Penyidik Komisi Pemberantasan Korupsi atau KPK menyita tiga unit mobil mewah milik tersangka kasus dugaan penerimaan gratifikasi mantan Kepala Kantor Bea Cukai Makassar, Sulawesi Selatan, Andhi Pramono. Kepala Bagian Pemberitaan KPK Ali Fikri mengatakan Adhi sengaja menyembunyikan aset tersebut di Kota Batam untuk menghindari pemeriksaan.
"Tim Penyidik telah melakukan penyitaan tiga unit kendaraan mewah yang diduga milik tersangka AP yang diduga sengaja disembunyikan di Ruko Green Land, Kecamatan Batam Centre, Kota Batam, Kepulauan Riau," kata Ali Fikri dalam keterangan resmi, Kamis (21/9).
Tiga mobil mewah mantan petinggi di Direktorat Jenderal Pajak itu terdiri dari satu unit Hummer Tipe H3 warna silver, satu unit Morris Tipe Mini warna merah, dan satu unit Toyota Tipe Rodster warna merah.
Ali mengatakan tiga unit mobil mewah tersebut selanjutnya disita petugas.
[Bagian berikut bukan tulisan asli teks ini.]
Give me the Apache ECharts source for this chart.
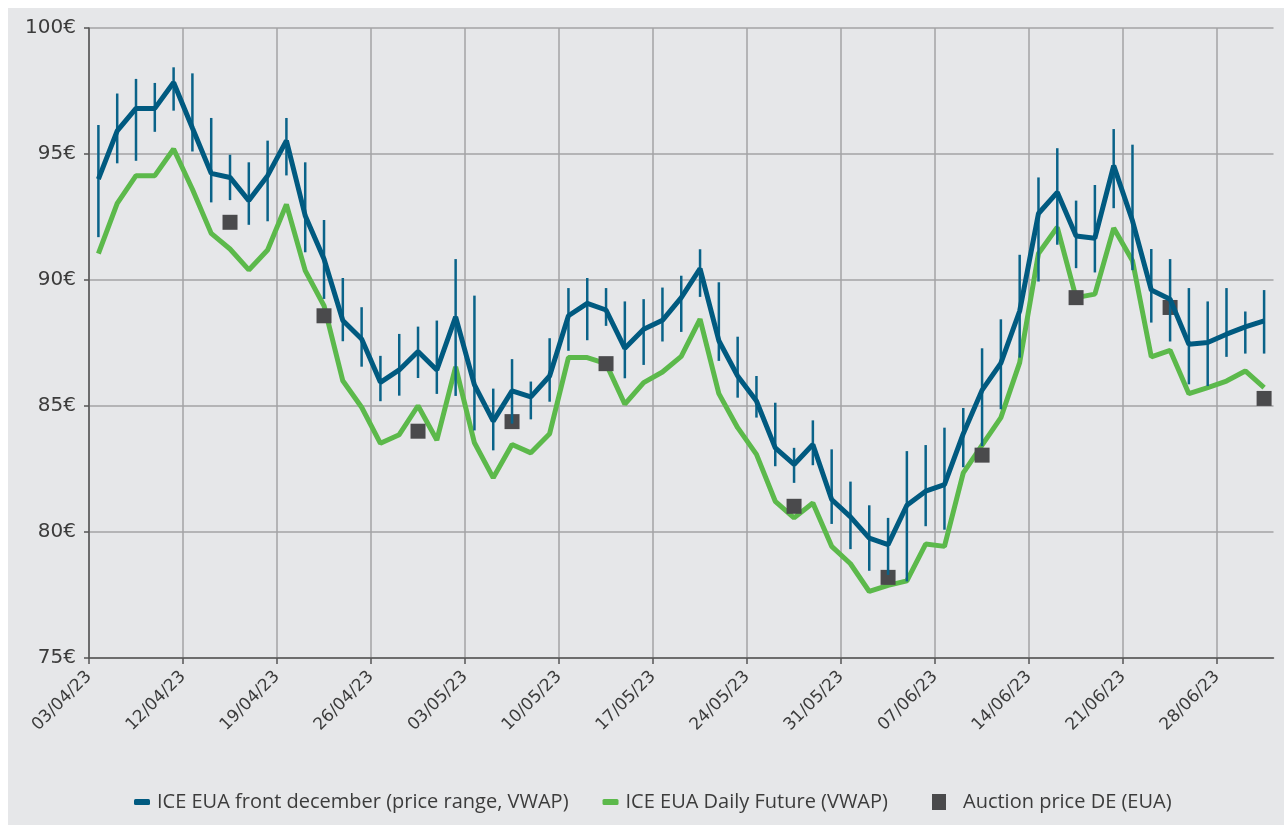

Penyimpanan sementara ditempatkan di Rumah Penyimpanan Benda Sitaan Negara (Rupbasan) Tanjungpinang.
Sebelumnya, pada Jumat (7/7) lalu KPK menahan Andhi Pramono sebagai tersangka kasus dugaan penerimaan gratifikasi dan tindak pidana pencucian uang (TPPU). Andhi diduga memanfaatkan jabatannya untuk menjadi makelar, memfasilitasi pengusaha, dan menerima gratifikasi sebagai balas jasa.
Sebagai broker, tersangka Andhi diduga menghubungkan antarimportir untuk mencarikan barang logistik yang dikirim dari wilayah Singapura dan Malaysia. Barang itu biasanya diekspor menuju ke Vietnam, Thailand, Filipina, dan Kamboja.
Dari rekomendasi dan tindakan yang dilakukannya, tersangka Andhi diduga menerima imbalan sejumlah uang sebagai bentuk bayaran ("fee"). Rekomendasi yang dibuat dan disampaikan tersangka Andhi itu diduga menyalahi aturan kepabeanan, termasuk para pengusaha yang mendapatkan izin ekspor dan impor diduga tidak berkompeten.
Siasat tersangka Andhi menerima bayaran tersebut, salah satunya melalui transfer uang ke beberapa rekening bank dari pihak-pihak kepercayaannya. Para pengirim uang merupakan pengusaha ekspor impor dan pengurusan jasa kepabeanan.
Modus Penerimaan Gratifikasi
Penerimaan gratifikasi tersebut diduga terjadi pada rentang waktu 2012-2022. Saat itu Andhi menduduki beberapa posisi mulai dari penyidik pegawai negeri sipil (PPNS) hingga pejabat eselon III di Direktorat Jenderal (Ditjen) Bea dan Cukai Kementerian Keuangan. Adapun posisi terakhirnya sebagai Kepala Kantor Pengawasan dan Pelayanan Bea dan Cukai (KPPBC) Makassar.
Dugaan penerimaan gratifikasi oleh tersangka Andhi itu hingga kini tercatat sekitar Rp 28 miliar dan masih terus dilakukan penelusuran lebih lanjut. Uang hasil korupsi tersebut diduga digunakan tersangka Andhi untuk belanja keperluan pribadi dan keluarganya.
Dalam kurun waktu tahun 2021 dan 2022, Andhi diduga melakukan pembelian berlian senilai Rp 652 juta. Pembelian polis asuransi senilai Rp 1 miliar, dan pembelian rumah di wilayah Pejaten, Jakarta Selatan, senilai Rp 20 miliar.
Atas perbuatannya, tersangka Andhi Pramono dijerat Pasal 12 B Undang-Undang Nomor 31 Tahun 1999 sebagaimana telah diubah dengan Undang-Undang Nomor 20 Tahun 2001 tentang Pemberantasan Tindak Pidana Korupsi, juncto Pasal 55 ayat (1) ke-1 KUHP.
Andhi Pramono juga disangkakan dengan Pasal 2 ayat (1) dan Pasal 3 Undang-Undang Nomor 8 Tahun 2010 tentang Pencegahan dan Pemberantasan TPPU.